WHAT YOU WILL DO:
Lines with "Output the LaTeX" and "0,203) -- (eutjack);" mark the range, both included. Reproduce exactly that stretch, without pictures.

(Code that draws figures)

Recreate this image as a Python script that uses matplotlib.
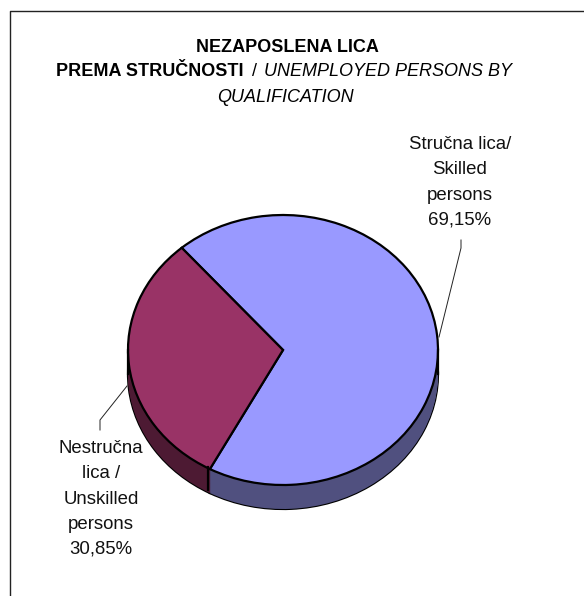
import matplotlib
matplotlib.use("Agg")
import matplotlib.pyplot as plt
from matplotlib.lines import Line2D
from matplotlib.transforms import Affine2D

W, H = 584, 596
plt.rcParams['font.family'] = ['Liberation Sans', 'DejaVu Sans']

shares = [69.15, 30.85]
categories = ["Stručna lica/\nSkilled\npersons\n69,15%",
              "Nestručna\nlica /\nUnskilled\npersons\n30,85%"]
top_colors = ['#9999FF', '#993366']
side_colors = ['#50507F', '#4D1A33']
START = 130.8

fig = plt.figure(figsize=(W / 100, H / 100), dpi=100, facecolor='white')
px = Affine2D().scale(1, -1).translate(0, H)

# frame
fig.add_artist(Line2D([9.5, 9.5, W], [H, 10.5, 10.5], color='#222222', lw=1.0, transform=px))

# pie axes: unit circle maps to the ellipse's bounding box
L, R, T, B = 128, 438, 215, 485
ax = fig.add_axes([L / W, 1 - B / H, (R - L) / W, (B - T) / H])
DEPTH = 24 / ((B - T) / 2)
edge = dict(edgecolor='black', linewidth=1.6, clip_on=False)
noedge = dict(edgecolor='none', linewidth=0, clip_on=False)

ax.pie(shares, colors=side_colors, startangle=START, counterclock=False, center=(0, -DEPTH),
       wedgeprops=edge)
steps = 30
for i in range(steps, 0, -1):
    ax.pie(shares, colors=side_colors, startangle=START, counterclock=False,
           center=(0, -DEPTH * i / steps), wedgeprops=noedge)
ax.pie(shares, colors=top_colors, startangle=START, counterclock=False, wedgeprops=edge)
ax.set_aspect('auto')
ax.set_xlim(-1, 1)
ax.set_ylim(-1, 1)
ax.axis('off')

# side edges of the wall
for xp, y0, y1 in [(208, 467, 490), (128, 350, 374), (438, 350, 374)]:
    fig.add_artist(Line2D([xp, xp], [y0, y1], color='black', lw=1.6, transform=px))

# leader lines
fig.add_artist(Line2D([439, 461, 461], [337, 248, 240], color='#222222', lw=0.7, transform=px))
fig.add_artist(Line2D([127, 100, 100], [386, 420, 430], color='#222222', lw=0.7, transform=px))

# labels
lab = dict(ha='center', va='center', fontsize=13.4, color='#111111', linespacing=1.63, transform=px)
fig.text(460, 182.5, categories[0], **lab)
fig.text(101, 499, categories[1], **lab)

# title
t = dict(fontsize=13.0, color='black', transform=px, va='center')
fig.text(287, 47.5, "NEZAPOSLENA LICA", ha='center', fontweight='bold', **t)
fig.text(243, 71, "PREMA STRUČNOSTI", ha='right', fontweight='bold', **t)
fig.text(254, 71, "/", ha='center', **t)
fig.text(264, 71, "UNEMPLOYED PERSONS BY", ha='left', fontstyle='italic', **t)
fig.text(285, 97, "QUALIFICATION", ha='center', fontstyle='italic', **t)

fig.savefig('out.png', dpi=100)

--

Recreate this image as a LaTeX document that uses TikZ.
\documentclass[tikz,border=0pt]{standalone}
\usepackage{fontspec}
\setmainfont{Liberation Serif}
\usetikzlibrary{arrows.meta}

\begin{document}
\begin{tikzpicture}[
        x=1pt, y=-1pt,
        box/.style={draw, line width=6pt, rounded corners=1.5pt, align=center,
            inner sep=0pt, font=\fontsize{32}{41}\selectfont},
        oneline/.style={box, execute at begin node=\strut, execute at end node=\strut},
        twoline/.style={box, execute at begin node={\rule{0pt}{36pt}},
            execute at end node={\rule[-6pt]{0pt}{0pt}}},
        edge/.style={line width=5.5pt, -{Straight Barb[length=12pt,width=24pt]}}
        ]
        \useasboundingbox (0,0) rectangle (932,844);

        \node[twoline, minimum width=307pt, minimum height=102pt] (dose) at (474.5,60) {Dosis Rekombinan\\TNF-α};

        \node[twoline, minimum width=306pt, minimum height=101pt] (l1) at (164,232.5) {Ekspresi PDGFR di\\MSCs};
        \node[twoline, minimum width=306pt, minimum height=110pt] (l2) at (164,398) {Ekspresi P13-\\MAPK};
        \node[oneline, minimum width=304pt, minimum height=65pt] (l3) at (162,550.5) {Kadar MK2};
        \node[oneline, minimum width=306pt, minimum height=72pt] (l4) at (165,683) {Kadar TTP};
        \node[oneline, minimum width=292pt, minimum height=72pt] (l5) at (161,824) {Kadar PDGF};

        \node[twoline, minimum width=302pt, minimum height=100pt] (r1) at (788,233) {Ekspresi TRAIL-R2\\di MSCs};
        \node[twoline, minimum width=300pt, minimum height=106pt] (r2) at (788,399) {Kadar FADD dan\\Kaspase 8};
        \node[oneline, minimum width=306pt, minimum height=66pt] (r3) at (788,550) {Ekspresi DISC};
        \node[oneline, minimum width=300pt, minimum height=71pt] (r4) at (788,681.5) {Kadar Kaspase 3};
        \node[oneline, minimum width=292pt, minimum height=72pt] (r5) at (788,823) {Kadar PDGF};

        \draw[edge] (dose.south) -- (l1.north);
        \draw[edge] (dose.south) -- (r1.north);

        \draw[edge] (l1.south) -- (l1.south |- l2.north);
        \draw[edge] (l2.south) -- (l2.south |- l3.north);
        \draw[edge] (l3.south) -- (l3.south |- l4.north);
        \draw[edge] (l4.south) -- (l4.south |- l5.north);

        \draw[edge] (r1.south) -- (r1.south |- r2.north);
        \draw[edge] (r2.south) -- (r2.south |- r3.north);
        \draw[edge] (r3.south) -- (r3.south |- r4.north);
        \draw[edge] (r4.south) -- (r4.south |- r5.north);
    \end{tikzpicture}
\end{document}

* * *

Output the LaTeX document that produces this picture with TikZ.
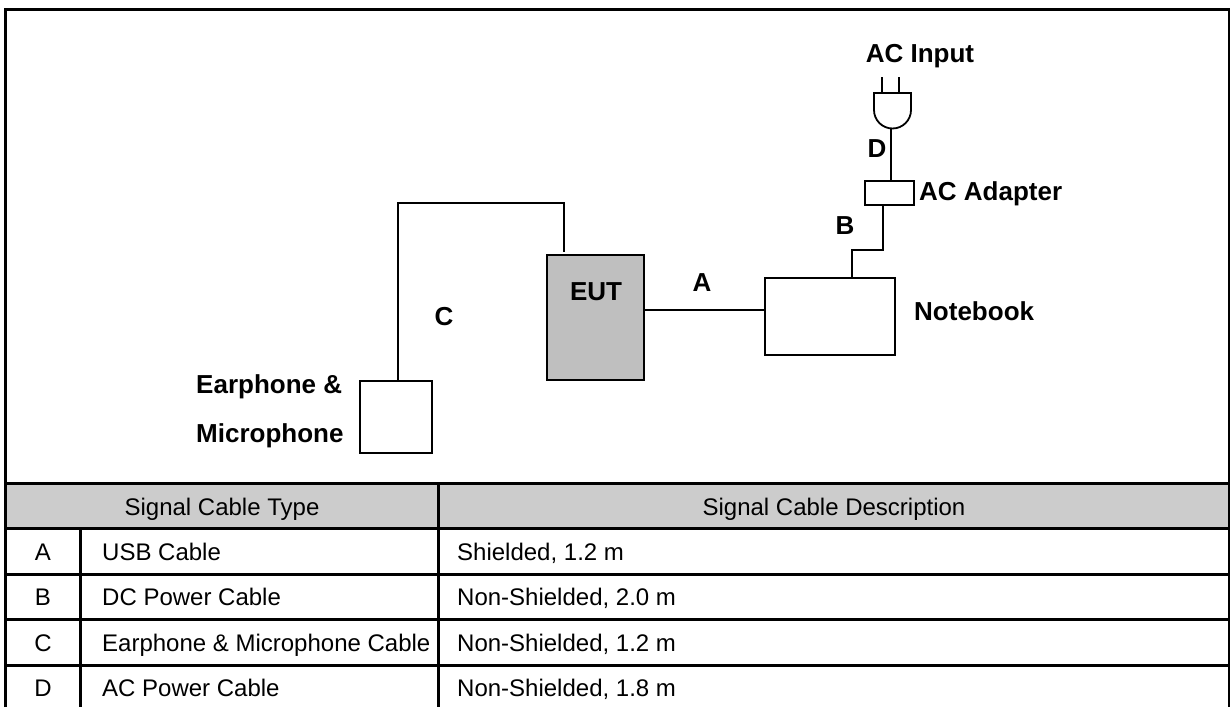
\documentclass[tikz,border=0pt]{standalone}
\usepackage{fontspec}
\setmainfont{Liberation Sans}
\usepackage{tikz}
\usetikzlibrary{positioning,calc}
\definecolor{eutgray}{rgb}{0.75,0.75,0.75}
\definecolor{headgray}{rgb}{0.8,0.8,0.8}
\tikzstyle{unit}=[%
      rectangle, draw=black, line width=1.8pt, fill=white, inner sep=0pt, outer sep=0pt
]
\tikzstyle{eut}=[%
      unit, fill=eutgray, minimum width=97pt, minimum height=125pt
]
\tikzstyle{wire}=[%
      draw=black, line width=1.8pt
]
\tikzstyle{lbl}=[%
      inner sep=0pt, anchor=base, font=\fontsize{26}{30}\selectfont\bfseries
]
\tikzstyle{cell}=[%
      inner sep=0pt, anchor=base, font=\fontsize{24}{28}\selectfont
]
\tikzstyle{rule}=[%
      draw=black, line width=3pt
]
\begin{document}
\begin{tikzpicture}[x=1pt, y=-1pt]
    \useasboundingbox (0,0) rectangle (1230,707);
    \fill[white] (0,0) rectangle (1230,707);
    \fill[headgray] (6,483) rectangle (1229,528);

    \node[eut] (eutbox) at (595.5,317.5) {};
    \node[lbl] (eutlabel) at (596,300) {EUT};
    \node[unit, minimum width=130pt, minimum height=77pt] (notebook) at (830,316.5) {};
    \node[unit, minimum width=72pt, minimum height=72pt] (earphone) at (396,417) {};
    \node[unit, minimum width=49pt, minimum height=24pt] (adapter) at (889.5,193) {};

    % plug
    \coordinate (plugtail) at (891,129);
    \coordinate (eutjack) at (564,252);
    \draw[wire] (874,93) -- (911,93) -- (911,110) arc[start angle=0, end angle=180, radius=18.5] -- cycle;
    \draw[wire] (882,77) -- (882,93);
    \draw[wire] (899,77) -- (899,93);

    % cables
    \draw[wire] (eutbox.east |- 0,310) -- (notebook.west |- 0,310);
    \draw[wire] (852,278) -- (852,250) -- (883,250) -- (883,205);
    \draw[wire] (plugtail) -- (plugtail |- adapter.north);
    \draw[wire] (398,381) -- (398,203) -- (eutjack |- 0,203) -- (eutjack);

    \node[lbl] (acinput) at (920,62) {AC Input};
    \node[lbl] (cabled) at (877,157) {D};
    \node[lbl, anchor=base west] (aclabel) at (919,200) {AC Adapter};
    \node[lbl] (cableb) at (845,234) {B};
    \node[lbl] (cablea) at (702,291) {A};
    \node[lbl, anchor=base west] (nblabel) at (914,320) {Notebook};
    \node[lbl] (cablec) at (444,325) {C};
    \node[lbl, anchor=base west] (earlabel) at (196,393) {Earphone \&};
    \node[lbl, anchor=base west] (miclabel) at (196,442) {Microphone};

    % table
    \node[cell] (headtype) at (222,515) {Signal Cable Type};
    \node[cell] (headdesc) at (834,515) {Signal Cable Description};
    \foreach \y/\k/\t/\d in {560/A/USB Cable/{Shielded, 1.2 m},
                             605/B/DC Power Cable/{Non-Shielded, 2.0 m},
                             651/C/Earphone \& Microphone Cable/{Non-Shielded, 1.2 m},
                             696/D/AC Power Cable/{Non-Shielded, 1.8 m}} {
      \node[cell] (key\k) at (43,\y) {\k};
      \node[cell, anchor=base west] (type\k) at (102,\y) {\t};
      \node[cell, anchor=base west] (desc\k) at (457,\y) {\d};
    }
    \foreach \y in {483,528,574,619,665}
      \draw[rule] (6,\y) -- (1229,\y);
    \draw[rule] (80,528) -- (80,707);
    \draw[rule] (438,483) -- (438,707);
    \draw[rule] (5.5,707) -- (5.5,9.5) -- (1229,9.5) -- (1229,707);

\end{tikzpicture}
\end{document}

EXERCISE ANSWER:
Output the LaTeX document that produces this picture with TikZ.
\documentclass[tikz,border=0pt]{standalone}
\usepackage{fontspec}
\setmainfont{Liberation Sans}
\usepackage{tikz}
\usetikzlibrary{positioning,calc}
\definecolor{eutgray}{rgb}{0.75,0.75,0.75}
\definecolor{headgray}{rgb}{0.8,0.8,0.8}
\tikzstyle{unit}=[%
      rectangle, draw=black, line width=1.8pt, fill=white, inner sep=0pt, outer sep=0pt
]
\tikzstyle{eut}=[%
      unit, fill=eutgray, minimum width=97pt, minimum height=125pt
]
\tikzstyle{wire}=[%
      draw=black, line width=1.8pt
]
\tikzstyle{lbl}=[%
      inner sep=0pt, anchor=base, font=\fontsize{26}{30}\selectfont\bfseries
]
\tikzstyle{cell}=[%
      inner sep=0pt, anchor=base, font=\fontsize{24}{28}\selectfont
]
\tikzstyle{rule}=[%
      draw=black, line width=3pt
]
\begin{document}
\begin{tikzpicture}[x=1pt, y=-1pt]
    \useasboundingbox (0,0) rectangle (1230,707);
    \fill[white] (0,0) rectangle (1230,707);
    \fill[headgray] (6,483) rectangle (1229,528);

    \node[eut] (eutbox) at (595.5,317.5) {};
    \node[lbl] (eutlabel) at (596,300) {EUT};
    \node[unit, minimum width=130pt, minimum height=77pt] (notebook) at (830,316.5) {};
    \node[unit, minimum width=72pt, minimum height=72pt] (earphone) at (396,417) {};
    \node[unit, minimum width=49pt, minimum height=24pt] (adapter) at (889.5,193) {};

    % plug
    \coordinate (plugtail) at (891,129);
    \coordinate (eutjack) at (564,252);
    \draw[wire] (874,93) -- (911,93) -- (911,110) arc[start angle=0, end angle=180, radius=18.5] -- cycle;
    \draw[wire] (882,77) -- (882,93);
    \draw[wire] (899,77) -- (899,93);

    % cables
    \draw[wire] (eutbox.east |- 0,310) -- (notebook.west |- 0,310);
    \draw[wire] (852,278) -- (852,250) -- (883,250) -- (883,205);
    \draw[wire] (plugtail) -- (plugtail |- adapter.north);
    \draw[wire] (398,381) -- (398,203) -- (eutjack |- 0,203) -- (eutjack);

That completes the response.